The retrospective exhibition of Hannah Wilke's work, was its first major presentation in Europe. It consists of about 80 works: sculptures in clay, latex, chewing-gum and kneaded eraser, as well as photographs, sketches, water-colours and video.

As a young artist in the early '60s, Hannah Wilke worked with Surrealist and Abstract-Expressionist inspiration towards an organic idiom in drawing and sculpture. Her establishment of a female experiential space began at an early stage. In their exploration of the outside/inside dichotomy, her sculptures became containers or bodies, usually with obvious female characteristics. This iconic imagery forms the foundation of Hannah Wilke's lifelong work, not only with ceramic sculpture but also with unconventional materials.

For Hannah Wilke, the '70s meant not only the introduction of new sculptural materials, but also the extension of the field of art to embrace the body itself and the social field. Hannah Wilke used her own body in her so-called Performalist Self-Portraits, in which she acts/overacts her own role as a woman. The photographs from that period can be philosophically provocative, humorous or ironic, while always representing the ideal of the beautiful woman.

Hannah Wilke's working methods remain the same, but the woman is radically altered in the late Intra-Venus self-portraits, where the provocation now arises from the shock of being confronted with an undeniable state of illness, evidence of the strength and consistency of Hannah Wilke's artistic activities.

Hannah Wilke's artistic point of departure is the body.
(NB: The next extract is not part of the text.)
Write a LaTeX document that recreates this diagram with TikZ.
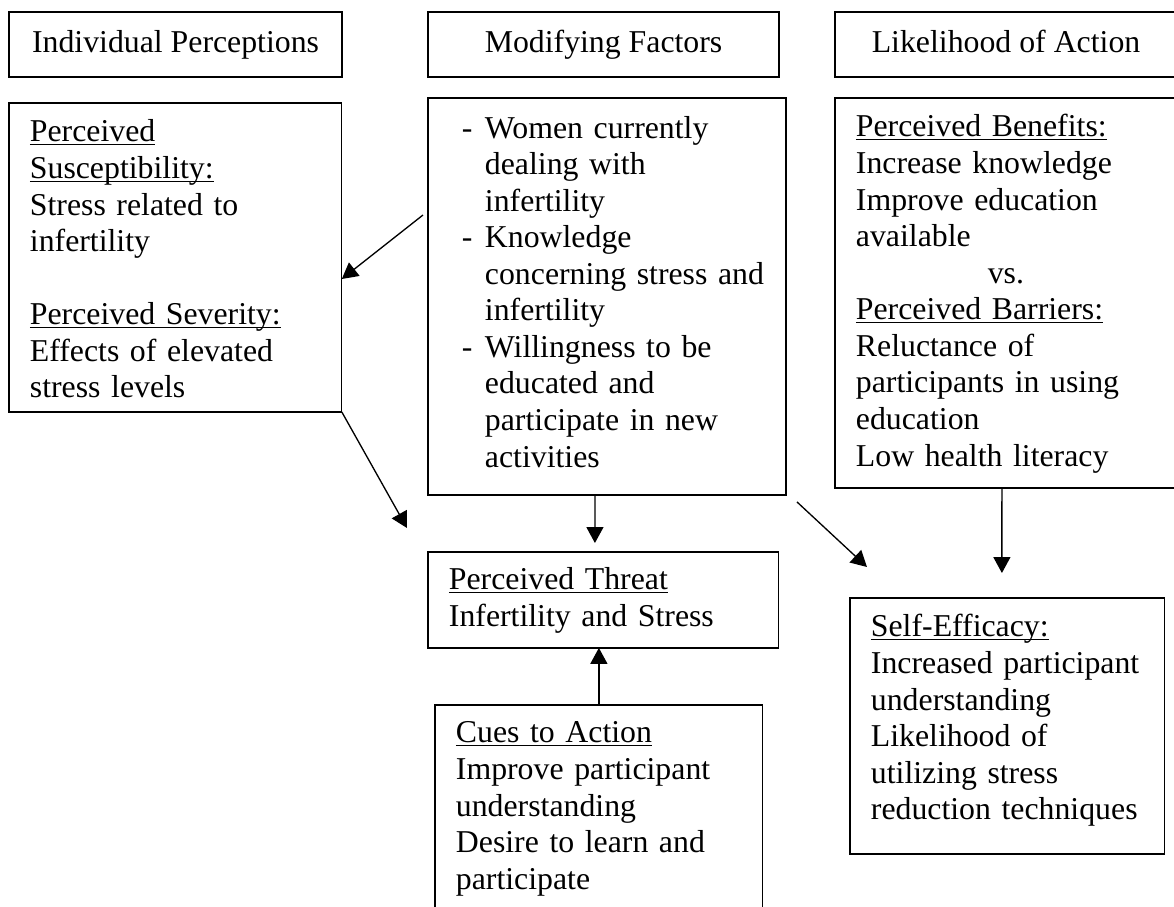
\documentclass[tikz,border=0pt]{standalone}
\usepackage{fontspec}
\setmainfont{Liberation Serif}
\usetikzlibrary{arrows.meta}
\setlength{\parindent}{0pt}
\setlength{\parskip}{0pt}
\newcommand{\dashitem}{\hspace*{4.9pt}\makebox[8.7pt][l]{-}}
\newcommand{\dashcont}{\hspace*{13.6pt}}
% underline drawn just under the baseline, through the descenders
\newcommand{\undl}[1]{\leavevmode\setbox0\hbox{#1}\rlap{\rule[-1.3pt]{\wd0}{0.55pt}}\box0}

\begin{document}
\begin{tikzpicture}[x=0.3774pt, y=-0.3774pt,
    every node/.style={font=\fontsize{12}{13.8}\selectfont},
    head/.style={draw, line width=0.5pt, anchor=north west, inner sep=0pt, outer sep=0pt,
      text height=8.5pt, text depth=2.5pt, minimum height=24.5pt},
    panel/.style={draw, line width=0.5pt, anchor=north west, inner xsep=7.9pt, inner ysep=0pt,
      outer sep=0pt, align=left},
    link/.style={line width=0.5pt, -{Triangle[length=6pt,width=6.4pt]}}]
  \useasboundingbox (0,0) rectangle (1174,907);

  \node[head, minimum width=125.7pt] (perc) at (9,12) {Individual Perceptions};
  \node[head, minimum width=132.5pt] (modf) at (428,12) {Modifying Factors};
  \node[head, minimum width=129.1pt] (like) at (835,12) {Likelihood of Action};

  \node[panel, text width=109.8pt, text height=14.7pt, text depth=101.9pt] (susc) at (9,103)
    {\undl{Perceived}\\ \undl{Susceptibility:}\\ Stress related to\\ infertility\\[13.8pt]
     \undl{Perceived Severity:}\\ Effects of elevated\\ stress levels};
  \node[panel, text width=119.3pt, text height=15.1pt, text depth=134.7pt] (fact) at (428,98)
    {\dashitem Women currently\\ \dashcont dealing with\\ \dashcont infertility\\
     \dashitem Knowledge\\ \dashcont concerning stress and\\ \dashcont infertility\\
     \dashitem Willingness to be\\ \dashcont educated and\\ \dashcont participate in new\\
     \dashcont activities};
  \node[panel, text width=113.2pt, text height=14.7pt, text depth=132.5pt] (gain) at (835,98)
    {\undl{Perceived Benefits:}\\ Increase knowledge\\ Improve education\\ available\\
     \leavevmode\hbox to \hsize{\hss vs.\hss}\\ \undl{Perceived Barriers:}\\ Reluctance of\\
     participants in using\\ education\\ Low health literacy};
  \node[panel, text width=116.6pt, text height=14.3pt, text depth=21.9pt] (thrt) at (428,552)
    {\undl{Perceived Threat}\\ Infertility and Stress};
  \node[panel, text width=107.9pt, text height=14.3pt, text depth=66.8pt] (cues) at (435,705)
    {\undl{Cues to Action}\\ Improve participant\\ understanding\\ Desire to learn and\\ participate};
  \node[panel, text width=103.0pt, text height=14.7pt, text depth=81.9pt] (effi) at (850,598)
    {\undl{Self-Efficacy:}\\ Increased participant\\ understanding\\ Likelihood of\\
     utilizing stress\\ reduction techniques};

  \draw[link] ([shift={(-5,117)}]fact.north west) -- ([shift={(0,176)}]susc.north east);
  \draw[link] (susc.south east) -- ([shift={(-21,-24)}]thrt.north west);
  \draw[link] ([shift={(-12,0)}]fact.south) -- ([shift={(-8.5,-9)}]thrt.north);
  \draw[link] (cues.north) -- (cues.north |- thrt.south);
  \draw[link] ([shift={(11,7)}]fact.south east) -- ([shift={(17,-31)}]effi.north west);
  \draw[link] ([shift={(-4,0)}]gain.south) -- ([shift={(-5.5,-25)}]effi.north);
\end{tikzpicture}
\end{document}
But her work is also concerned with language, with the word, which interferes with the visual image. Her titles are integrated parts of her works and many of her pictures are provided with well-turned puns that plunge the observer through various layers of meaning.

Hannah Wilke's artistic works are to a unique degree interlinked through a network of cross-references, which make the greater part of her output seem almost a single work. It is a work which, in its complexity, richness and generosity, exerts an increasing degree of fascination and sense of operatic fatefulness on its observers.

In the '70s, Hannah Wilke's exhibition of her (beautiful) body was considered controversial by feminist colleagues, and it is reflective of the times that her art is not more widely known. Today, when feminist and artistic strategies have changed, when play with roles and attitudes has become almost the norm, when humour and exaggeration are frequently used tools and, not least, when art relates itself to its social context, Hannah Wilke's work has found new significance.

This exhibition was arranged by Nikolaj in collaboration with Helsinki City Art Museum, the Estate of Hannah Wilke and Ronald Feldman Fine Arts, New York.